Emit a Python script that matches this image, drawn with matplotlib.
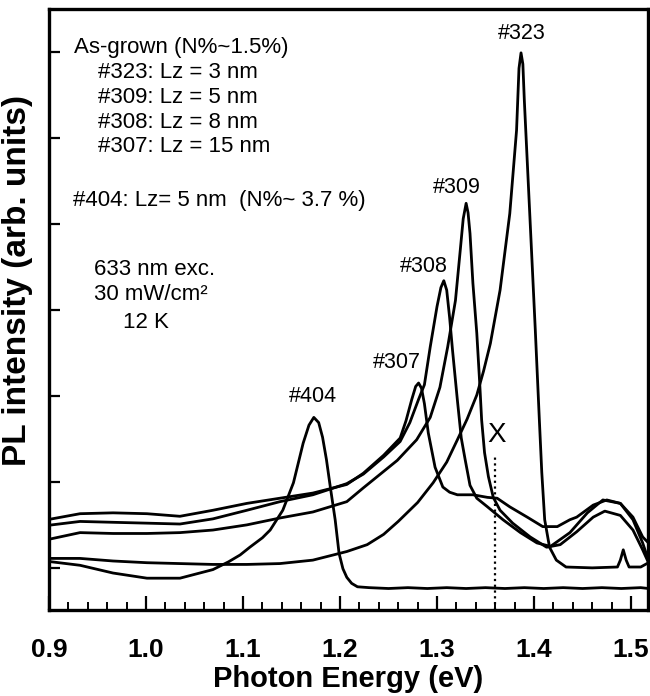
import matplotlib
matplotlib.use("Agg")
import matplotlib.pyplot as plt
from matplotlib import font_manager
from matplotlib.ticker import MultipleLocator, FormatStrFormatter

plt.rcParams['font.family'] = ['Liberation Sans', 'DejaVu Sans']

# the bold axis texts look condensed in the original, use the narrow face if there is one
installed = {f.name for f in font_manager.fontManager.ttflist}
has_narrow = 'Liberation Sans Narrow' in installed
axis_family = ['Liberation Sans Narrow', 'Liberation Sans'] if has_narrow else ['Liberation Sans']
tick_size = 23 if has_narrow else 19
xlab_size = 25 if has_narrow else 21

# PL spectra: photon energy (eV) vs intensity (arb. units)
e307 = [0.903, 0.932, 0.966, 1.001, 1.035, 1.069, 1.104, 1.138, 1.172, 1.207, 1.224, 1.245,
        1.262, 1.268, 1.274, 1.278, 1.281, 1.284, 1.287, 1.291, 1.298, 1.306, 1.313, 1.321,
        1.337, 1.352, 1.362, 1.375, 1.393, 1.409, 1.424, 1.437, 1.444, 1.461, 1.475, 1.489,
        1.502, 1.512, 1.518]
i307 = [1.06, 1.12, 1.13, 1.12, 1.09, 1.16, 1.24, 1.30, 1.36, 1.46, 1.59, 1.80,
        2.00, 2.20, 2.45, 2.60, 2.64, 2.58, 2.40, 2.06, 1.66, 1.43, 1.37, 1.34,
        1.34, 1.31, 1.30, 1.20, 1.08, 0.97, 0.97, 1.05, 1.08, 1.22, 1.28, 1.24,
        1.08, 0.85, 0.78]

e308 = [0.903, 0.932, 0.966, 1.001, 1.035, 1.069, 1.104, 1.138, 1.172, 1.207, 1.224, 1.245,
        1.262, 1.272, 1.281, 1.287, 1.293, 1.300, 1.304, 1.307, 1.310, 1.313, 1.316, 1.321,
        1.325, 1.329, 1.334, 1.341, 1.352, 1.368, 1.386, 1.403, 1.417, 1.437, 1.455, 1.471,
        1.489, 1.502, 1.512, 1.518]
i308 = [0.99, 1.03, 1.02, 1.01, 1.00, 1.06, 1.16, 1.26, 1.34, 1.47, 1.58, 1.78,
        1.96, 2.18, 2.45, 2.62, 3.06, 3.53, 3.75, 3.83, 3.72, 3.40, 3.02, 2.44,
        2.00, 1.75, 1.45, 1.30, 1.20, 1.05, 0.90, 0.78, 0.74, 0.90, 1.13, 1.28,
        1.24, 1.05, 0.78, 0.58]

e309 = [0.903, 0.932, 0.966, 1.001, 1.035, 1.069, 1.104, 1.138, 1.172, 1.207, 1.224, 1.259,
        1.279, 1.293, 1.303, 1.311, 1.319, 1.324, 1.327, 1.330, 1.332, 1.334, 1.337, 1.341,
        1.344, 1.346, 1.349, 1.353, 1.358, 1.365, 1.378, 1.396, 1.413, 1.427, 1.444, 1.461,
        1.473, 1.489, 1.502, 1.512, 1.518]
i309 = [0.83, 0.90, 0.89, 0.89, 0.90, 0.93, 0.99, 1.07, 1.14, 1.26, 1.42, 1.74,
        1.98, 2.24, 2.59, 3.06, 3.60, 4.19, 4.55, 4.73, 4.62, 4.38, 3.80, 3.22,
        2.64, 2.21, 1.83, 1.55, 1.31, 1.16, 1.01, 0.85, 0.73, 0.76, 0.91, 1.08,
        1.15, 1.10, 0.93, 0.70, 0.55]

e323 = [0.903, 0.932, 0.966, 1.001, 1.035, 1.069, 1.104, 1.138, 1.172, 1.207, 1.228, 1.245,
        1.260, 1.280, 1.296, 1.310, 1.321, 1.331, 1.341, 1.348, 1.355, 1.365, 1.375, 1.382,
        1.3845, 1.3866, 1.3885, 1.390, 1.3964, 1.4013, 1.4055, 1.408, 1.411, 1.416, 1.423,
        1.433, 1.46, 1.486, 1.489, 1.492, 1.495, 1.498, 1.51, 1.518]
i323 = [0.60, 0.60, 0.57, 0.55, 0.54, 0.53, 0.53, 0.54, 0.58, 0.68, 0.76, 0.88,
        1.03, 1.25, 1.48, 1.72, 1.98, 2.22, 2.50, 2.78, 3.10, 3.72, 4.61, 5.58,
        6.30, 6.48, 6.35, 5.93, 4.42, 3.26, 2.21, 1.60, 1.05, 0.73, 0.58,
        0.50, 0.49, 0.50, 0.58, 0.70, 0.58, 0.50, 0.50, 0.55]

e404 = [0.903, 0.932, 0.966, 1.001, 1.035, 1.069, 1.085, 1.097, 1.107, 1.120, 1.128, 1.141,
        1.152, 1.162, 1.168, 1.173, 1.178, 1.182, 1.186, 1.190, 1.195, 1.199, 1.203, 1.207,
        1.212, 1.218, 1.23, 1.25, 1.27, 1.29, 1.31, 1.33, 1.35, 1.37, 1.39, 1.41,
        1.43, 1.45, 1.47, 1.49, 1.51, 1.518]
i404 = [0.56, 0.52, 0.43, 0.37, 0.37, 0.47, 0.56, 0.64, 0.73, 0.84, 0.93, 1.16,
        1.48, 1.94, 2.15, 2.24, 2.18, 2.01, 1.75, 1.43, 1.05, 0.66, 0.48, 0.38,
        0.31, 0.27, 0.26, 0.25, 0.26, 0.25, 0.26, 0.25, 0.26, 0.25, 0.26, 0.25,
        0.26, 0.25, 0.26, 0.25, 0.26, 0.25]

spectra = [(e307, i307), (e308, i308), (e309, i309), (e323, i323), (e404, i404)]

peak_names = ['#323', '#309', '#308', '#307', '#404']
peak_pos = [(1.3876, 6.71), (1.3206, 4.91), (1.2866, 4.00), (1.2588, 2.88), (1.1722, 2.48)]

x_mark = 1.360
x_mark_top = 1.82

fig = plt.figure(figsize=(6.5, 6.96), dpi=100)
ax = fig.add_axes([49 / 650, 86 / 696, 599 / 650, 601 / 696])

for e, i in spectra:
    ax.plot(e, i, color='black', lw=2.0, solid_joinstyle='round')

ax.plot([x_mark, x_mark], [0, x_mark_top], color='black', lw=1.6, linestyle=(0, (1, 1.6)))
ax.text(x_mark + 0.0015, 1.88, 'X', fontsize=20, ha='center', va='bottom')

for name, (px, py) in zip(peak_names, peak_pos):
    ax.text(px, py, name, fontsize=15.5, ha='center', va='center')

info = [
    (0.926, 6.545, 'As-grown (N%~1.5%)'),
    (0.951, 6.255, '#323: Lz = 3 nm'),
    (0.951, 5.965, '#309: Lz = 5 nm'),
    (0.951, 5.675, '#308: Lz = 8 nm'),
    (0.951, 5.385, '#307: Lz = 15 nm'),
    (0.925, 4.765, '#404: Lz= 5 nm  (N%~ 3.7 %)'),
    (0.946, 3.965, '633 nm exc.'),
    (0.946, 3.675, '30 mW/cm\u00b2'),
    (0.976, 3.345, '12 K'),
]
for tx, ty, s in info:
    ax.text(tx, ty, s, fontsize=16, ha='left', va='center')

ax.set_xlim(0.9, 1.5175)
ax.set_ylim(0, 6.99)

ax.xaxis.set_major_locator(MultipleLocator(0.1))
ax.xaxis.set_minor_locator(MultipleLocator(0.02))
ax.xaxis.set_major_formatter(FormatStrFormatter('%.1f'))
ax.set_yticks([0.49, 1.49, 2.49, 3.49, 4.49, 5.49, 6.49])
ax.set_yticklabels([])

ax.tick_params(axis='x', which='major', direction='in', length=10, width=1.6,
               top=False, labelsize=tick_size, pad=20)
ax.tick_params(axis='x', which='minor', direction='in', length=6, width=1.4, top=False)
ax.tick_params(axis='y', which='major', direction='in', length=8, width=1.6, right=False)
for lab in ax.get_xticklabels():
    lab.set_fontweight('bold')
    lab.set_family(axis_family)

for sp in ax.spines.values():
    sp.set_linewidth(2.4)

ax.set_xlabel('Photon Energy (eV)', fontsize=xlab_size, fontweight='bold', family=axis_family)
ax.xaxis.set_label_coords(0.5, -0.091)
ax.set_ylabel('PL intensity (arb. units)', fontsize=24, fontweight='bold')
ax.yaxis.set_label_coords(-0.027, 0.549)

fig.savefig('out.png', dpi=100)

____________________

Work instructions
Exactly as written, please give again the lines from the beginning of the listing through the line containing "plt.rcParams['font.family'] = ['Liberation", inclusive, without any pictures.

Reply to the task
Emit a Python script that matches this image, drawn with matplotlib.
import matplotlib
matplotlib.use("Agg")
import matplotlib.pyplot as plt
from matplotlib import font_manager
from matplotlib.ticker import MultipleLocator, FormatStrFormatter

plt.rcParams['font.family'] = ['Liberation Sans', 'DejaVu Sans']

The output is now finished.